Problem description - Only the lines between the line holding "Convert this chart" and the line holding "Serif', 'Times New", both of those included, should be copied exactly; drop the pictures.

-- BEGIN --

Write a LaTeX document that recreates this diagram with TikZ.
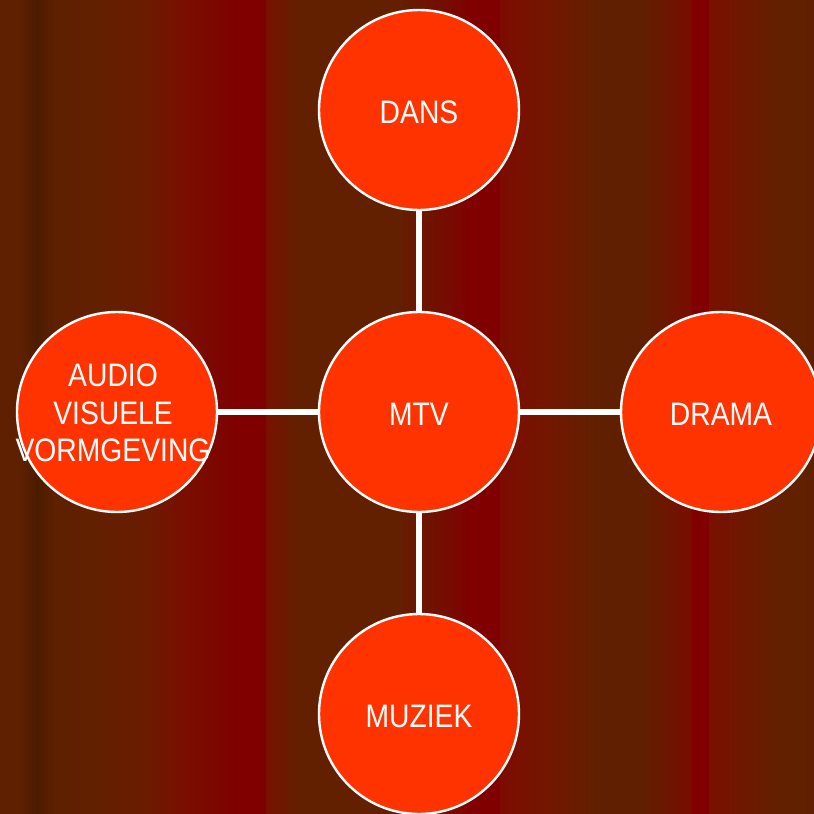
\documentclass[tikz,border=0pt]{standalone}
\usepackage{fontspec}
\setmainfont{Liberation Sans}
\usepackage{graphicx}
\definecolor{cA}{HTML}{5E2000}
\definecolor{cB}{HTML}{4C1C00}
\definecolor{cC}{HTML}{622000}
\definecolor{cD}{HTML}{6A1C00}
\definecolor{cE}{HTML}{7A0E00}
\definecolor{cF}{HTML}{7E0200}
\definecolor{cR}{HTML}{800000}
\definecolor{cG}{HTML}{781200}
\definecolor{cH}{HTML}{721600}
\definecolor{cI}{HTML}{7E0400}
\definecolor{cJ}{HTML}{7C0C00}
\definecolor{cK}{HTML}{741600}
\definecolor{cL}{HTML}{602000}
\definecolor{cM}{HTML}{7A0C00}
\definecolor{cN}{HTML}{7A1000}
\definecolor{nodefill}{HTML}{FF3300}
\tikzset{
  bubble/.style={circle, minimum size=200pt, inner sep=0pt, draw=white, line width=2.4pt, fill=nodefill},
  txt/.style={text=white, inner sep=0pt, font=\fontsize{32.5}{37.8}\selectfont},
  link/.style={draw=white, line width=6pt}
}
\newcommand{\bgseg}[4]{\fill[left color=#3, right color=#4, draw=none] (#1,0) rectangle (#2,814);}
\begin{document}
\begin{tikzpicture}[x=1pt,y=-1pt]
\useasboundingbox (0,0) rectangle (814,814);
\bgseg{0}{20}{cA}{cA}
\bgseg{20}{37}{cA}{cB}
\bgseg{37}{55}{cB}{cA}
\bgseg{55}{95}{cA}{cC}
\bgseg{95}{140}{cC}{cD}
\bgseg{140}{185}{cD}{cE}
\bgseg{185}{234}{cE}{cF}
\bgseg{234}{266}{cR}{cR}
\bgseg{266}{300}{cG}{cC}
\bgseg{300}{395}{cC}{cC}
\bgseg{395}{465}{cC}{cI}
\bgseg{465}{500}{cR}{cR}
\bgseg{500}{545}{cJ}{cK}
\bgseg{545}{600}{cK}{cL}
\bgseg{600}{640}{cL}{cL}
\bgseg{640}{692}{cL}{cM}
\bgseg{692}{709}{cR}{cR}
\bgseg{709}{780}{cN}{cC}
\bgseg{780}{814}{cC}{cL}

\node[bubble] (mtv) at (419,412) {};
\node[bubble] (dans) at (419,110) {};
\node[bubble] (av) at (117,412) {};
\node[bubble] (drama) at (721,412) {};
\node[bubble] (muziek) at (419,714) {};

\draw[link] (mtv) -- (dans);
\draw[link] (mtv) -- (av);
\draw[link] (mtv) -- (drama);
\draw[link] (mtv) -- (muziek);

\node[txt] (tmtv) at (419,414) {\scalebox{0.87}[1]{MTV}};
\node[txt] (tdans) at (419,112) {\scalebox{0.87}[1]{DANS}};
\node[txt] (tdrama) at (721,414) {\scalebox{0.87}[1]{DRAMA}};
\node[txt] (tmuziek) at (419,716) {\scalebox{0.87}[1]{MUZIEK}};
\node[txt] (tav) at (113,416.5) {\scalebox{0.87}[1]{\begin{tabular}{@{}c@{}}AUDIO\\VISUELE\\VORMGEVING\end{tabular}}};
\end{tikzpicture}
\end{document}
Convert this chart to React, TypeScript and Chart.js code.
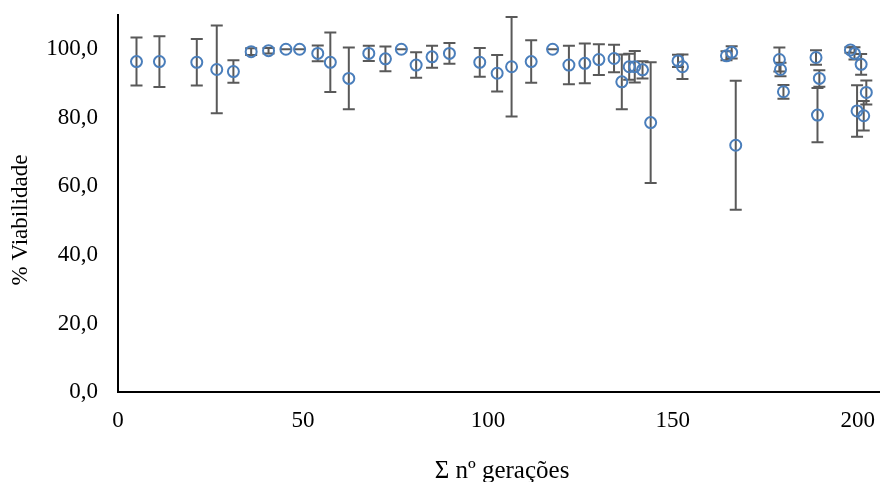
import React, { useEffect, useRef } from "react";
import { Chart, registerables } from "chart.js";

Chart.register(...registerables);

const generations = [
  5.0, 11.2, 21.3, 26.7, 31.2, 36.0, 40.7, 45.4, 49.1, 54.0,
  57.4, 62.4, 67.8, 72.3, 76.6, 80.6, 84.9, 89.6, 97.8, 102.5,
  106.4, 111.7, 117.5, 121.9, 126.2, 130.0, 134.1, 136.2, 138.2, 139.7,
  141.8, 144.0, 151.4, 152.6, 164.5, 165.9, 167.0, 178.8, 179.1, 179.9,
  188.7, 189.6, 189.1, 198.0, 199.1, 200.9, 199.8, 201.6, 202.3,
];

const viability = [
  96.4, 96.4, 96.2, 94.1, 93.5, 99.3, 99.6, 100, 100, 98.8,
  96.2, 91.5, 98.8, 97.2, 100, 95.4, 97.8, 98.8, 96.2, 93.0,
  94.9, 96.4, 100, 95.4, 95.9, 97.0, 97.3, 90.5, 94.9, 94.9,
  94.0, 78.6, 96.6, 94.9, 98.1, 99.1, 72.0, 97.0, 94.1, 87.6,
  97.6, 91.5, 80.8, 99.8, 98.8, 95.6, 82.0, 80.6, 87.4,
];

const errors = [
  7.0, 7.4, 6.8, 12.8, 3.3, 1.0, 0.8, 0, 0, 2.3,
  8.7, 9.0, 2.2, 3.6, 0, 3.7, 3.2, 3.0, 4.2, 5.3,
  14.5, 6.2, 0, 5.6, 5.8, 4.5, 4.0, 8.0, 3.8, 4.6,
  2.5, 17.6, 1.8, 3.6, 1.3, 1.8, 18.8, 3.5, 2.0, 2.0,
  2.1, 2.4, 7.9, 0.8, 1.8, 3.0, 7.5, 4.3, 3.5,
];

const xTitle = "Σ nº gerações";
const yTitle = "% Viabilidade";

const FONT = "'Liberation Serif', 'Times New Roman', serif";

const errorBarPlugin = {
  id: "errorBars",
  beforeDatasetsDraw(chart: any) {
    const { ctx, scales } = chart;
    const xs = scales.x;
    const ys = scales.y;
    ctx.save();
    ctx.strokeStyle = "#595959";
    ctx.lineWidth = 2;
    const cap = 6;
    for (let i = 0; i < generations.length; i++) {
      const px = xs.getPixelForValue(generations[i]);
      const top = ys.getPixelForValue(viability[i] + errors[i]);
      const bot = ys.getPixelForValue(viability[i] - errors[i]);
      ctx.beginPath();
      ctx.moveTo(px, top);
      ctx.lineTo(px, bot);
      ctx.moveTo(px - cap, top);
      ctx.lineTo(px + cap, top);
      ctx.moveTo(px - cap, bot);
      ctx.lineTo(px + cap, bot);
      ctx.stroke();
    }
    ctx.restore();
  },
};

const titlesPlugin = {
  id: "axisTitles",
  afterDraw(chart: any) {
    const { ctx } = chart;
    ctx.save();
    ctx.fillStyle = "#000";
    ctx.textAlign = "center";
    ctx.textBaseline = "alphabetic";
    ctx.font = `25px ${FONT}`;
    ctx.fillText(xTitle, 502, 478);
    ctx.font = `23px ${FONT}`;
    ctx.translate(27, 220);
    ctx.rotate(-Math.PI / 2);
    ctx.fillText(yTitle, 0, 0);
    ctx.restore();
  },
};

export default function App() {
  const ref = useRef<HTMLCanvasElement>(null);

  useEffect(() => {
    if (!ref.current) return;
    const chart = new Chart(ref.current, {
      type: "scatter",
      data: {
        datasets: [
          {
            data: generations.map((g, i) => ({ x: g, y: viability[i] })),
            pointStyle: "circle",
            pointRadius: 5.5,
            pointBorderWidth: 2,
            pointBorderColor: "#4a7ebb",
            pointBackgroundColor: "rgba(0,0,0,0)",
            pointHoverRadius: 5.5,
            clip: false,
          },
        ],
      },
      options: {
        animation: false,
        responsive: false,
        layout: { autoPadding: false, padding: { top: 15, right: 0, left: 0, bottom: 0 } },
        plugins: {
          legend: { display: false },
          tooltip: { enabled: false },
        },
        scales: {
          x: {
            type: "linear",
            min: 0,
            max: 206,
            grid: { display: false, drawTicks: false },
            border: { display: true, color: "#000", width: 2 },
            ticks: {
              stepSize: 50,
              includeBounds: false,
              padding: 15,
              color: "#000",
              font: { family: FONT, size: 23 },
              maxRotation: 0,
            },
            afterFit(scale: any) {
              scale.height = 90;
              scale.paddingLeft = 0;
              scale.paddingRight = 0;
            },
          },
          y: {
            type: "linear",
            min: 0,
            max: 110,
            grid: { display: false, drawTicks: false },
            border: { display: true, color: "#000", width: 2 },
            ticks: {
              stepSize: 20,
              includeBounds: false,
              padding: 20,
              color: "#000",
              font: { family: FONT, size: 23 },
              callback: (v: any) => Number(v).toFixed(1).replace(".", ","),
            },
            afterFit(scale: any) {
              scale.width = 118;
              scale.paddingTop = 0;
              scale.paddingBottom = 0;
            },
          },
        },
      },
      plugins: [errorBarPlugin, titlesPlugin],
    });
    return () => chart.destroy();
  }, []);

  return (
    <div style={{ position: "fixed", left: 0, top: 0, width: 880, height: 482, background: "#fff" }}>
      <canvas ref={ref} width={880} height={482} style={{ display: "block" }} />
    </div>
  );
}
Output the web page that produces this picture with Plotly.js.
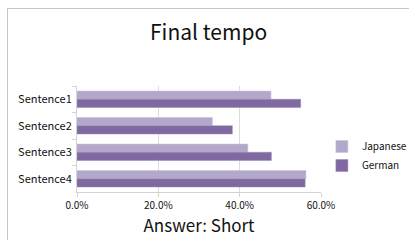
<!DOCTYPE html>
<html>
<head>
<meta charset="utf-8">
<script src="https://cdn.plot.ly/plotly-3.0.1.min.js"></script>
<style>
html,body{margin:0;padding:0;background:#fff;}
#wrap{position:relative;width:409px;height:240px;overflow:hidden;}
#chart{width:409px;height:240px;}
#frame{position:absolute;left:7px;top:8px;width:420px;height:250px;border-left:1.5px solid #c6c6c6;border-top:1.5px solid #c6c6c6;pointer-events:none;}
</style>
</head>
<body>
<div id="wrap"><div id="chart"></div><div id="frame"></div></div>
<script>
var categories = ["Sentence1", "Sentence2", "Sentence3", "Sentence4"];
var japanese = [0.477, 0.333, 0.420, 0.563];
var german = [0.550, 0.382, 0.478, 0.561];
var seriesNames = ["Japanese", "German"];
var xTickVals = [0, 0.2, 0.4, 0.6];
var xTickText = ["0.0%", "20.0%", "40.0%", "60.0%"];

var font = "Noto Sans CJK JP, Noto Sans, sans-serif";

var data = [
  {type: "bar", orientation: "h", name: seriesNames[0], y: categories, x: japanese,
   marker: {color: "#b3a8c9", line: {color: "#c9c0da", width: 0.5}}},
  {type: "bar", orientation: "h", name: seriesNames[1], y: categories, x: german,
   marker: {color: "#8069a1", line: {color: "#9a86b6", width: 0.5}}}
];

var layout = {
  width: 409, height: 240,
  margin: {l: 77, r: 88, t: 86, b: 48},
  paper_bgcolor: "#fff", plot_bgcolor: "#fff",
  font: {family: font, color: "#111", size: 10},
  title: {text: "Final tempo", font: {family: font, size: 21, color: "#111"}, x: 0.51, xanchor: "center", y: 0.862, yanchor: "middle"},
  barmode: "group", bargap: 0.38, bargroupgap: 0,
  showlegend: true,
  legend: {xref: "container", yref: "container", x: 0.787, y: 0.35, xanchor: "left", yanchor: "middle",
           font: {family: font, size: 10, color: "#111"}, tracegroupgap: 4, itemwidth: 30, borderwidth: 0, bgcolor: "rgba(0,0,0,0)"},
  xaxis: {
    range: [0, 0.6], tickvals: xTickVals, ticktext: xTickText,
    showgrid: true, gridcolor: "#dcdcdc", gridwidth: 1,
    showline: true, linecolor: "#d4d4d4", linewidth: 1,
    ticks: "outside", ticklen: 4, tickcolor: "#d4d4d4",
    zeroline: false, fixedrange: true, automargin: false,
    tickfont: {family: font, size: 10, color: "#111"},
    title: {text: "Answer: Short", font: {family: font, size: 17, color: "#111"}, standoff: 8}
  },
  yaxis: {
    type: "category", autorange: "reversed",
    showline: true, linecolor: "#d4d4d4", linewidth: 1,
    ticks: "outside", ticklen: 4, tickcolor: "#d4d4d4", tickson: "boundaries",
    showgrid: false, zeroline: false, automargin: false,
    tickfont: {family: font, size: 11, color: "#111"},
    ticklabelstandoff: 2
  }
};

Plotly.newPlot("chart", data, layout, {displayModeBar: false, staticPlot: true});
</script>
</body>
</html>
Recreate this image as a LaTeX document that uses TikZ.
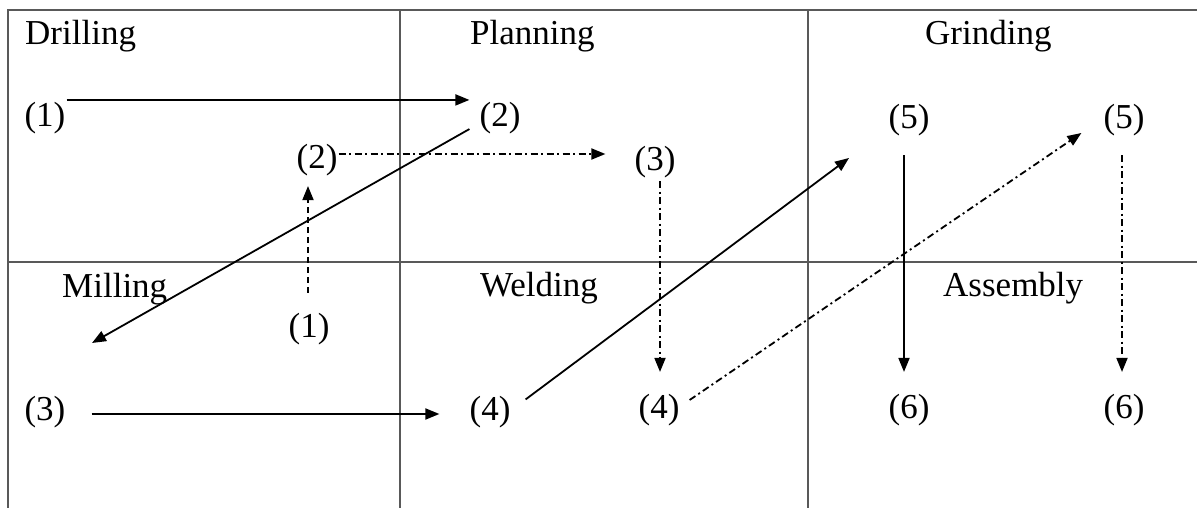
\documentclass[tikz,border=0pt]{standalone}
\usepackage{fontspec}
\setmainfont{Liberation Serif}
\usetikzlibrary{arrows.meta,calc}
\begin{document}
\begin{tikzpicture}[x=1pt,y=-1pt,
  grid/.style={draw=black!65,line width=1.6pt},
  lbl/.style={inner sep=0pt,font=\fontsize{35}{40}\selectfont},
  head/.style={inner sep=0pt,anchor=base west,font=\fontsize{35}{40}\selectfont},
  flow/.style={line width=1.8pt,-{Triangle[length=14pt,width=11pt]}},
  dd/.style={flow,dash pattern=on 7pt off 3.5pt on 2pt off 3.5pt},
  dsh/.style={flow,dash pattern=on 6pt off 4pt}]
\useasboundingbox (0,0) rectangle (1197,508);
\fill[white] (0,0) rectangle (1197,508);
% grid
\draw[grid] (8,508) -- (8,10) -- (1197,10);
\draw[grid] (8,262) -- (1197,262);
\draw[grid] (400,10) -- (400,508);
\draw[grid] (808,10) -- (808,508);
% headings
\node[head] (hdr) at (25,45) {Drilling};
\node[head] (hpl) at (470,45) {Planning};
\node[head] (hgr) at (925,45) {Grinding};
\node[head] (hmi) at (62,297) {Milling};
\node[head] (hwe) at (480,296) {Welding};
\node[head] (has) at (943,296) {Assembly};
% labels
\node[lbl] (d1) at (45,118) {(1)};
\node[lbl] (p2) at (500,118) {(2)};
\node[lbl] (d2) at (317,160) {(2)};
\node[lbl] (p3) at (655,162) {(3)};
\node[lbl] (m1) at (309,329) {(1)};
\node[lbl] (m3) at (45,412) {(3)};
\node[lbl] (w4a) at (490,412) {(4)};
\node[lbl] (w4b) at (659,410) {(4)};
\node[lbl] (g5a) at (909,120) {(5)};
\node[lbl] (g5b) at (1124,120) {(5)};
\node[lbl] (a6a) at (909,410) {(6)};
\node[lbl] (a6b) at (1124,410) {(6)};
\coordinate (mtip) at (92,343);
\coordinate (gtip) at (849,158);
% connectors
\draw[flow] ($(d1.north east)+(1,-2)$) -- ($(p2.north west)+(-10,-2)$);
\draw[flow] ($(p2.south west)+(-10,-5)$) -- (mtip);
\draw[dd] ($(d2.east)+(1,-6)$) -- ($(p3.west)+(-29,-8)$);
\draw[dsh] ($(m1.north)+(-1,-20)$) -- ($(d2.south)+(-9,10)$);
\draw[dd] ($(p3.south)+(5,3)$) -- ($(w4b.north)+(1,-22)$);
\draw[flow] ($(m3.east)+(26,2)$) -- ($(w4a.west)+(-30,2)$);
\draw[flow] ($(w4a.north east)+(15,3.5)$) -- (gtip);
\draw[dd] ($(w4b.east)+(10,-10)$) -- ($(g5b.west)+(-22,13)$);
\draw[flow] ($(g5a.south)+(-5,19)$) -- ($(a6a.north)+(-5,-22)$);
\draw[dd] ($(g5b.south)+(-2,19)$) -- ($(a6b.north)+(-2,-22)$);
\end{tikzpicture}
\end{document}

-- END --

Correct response -
Convert this chart to React, TypeScript and Chart.js code.
import React, { useEffect, useRef } from "react";
import { Chart, registerables } from "chart.js";

Chart.register(...registerables);

const generations = [
  5.0, 11.2, 21.3, 26.7, 31.2, 36.0, 40.7, 45.4, 49.1, 54.0,
  57.4, 62.4, 67.8, 72.3, 76.6, 80.6, 84.9, 89.6, 97.8, 102.5,
  106.4, 111.7, 117.5, 121.9, 126.2, 130.0, 134.1, 136.2, 138.2, 139.7,
  141.8, 144.0, 151.4, 152.6, 164.5, 165.9, 167.0, 178.8, 179.1, 179.9,
  188.7, 189.6, 189.1, 198.0, 199.1, 200.9, 199.8, 201.6, 202.3,
];

const viability = [
  96.4, 96.4, 96.2, 94.1, 93.5, 99.3, 99.6, 100, 100, 98.8,
  96.2, 91.5, 98.8, 97.2, 100, 95.4, 97.8, 98.8, 96.2, 93.0,
  94.9, 96.4, 100, 95.4, 95.9, 97.0, 97.3, 90.5, 94.9, 94.9,
  94.0, 78.6, 96.6, 94.9, 98.1, 99.1, 72.0, 97.0, 94.1, 87.6,
  97.6, 91.5, 80.8, 99.8, 98.8, 95.6, 82.0, 80.6, 87.4,
];

const errors = [
  7.0, 7.4, 6.8, 12.8, 3.3, 1.0, 0.8, 0, 0, 2.3,
  8.7, 9.0, 2.2, 3.6, 0, 3.7, 3.2, 3.0, 4.2, 5.3,
  14.5, 6.2, 0, 5.6, 5.8, 4.5, 4.0, 8.0, 3.8, 4.6,
  2.5, 17.6, 1.8, 3.6, 1.3, 1.8, 18.8, 3.5, 2.0, 2.0,
  2.1, 2.4, 7.9, 0.8, 1.8, 3.0, 7.5, 4.3, 3.5,
];

const xTitle = "Σ nº gerações";
const yTitle = "% Viabilidade";

const FONT = "'Liberation Serif', 'Times New Roman', serif";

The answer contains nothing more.